Training Indian Judges to Tackle Human Trafficking
The numbers are staggering. Every day, some 50 million people are living a form of modern slavery, trafficked against their will for marriage or forced into labor. In the Asia-Pacific region, more than 15 million people are entrapped in this vicious cycle of abuse, the highest rate of forced labor anywhere in the world. One in every 150 people on the planet suffers this injustice.
Despite these grim statistics, however, conviction rates for the crimes of human trafficking and forced labor are low. In 2014, 40 percent of countries surveyed by the International Labor Organization recorded no or few convictions, and little has changed in the decade since.
These challenges are particularly acute in India, the world’s most populous country and South Asia’s economic engine. “Lack of awareness, lack of training of concerned officers, failure to register cases under relevant laws, and ineffective investigation” are some of the reasons why, according to India’s Ministry of Home Affairs.
To assist the Indian judicial system in increasing its prosecutorial capacity and in keeping pace with human exploitation, the CEELI Institute is working with the National Judicial Academy of India and the U.S. Federal Judicial Center on a “training-of-trainers” program for Indian judges and justices.
In the first phase of the project, eight Indian judges were selected to build a unique curriculum to tackle key elements of the human trafficking challenge—such as how to examine, store, and obtain electronic evidence across borders—based on international good practices and Indian law. During a recent session in Prague, this group reviewed, refined, and finalized their topic-specific curricula.
“Human trafficking is a very sensitive issue,” said Indian Supreme Court Justice Ahsanuddin Amanullah, one of the program participants. “It doesn’t have any international, national, regional, or even gender boundaries; it’s all-encompassing. For that reason, it can be intimidating from the point of view of a judge.”

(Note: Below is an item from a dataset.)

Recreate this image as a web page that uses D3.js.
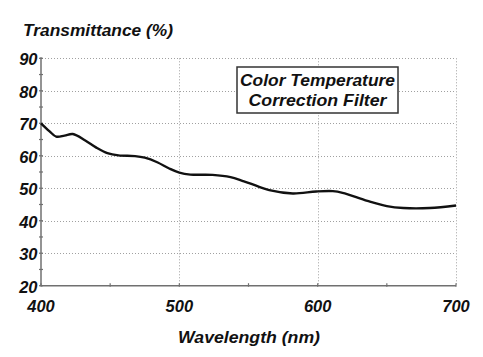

“Programs like [the CEELI Institute training] help India’s legal system and its judges,” Justice Amanullah said. “When a judge is more informed, it’s easier for them to know what laws to apply. Laws are useless if they are only on paper.”
As part of this program, the CEELI Institute is also working with another group of Indian judges on cybercrime issues. Two in-person workshops took place at the end of May and beginning of June 2023: one course tackled human trafficking, and a second course focused on cybercrime. In addition to continued discussion on substantive human trafficking and cybercrime issues and exchanges with our team of U.S. federal judges and adult educators, these sessions offered a chance for the judges to present their individual modules to their peers, who will provide feedback to improve each individual session as well as the curriculum as a whole.
Both groups will deliver their sessions during a “pilot workshop” in India in the Fall. The goal of the project is to introduce a new, modern, and pedagogical approach to adult learning in a judicial environment, and to create new curricula on both human trafficking and cybercrime.
Meghalaya High Court Justice H.S. Thangkhiew, another participant in the human trafficking training, said issues such as court capacity and the evolving nature of the crimes make it difficult to investigate and prosecute. “Online, everyone is anonymous,” Justice Thangkhiew said. “For India’s judicial system to deal with this scenario, judges must equip themselves for when these cases come to their court.”
Laws like the 2000 Information Technology Act and Article 360 of the Indian Penal Code, which addresses transborder kidnapping, give judges tools to prosecute human traffickers. When laws or legislation are insufficient, it is judges who must intervene, program participants said.
“When statutory legislation is unavailable, gaps are being filled by legal judgments,” said Justice Thangkhiew. “First instance judges who try similar cases can look for examples from higher courts to try them using these precedents.”
Judge K.C. Barphungpa, a district judge in the Indian state of Sikkim, said her biggest challenge was a packed docket. “Indian courts are heavily, heavily overloaded,” she said. Programs like the CEELI Institute’s training initiative are designed to enhance judicial capacity and give Indian judges the tools they need to try human trafficking cases fairly and efficiently.
“The methods they have taught us will go a long way to help judges improve their skills, strengthen the way they interact with victims of human trafficking, and even help to expedite such cases,” said Judge Barphungpa.
Justice Thangkhiew added: “We still have a long way to go, and technologically enabled crimes are adapting so fast. But India’s courts are also adapting as new challenges arise.”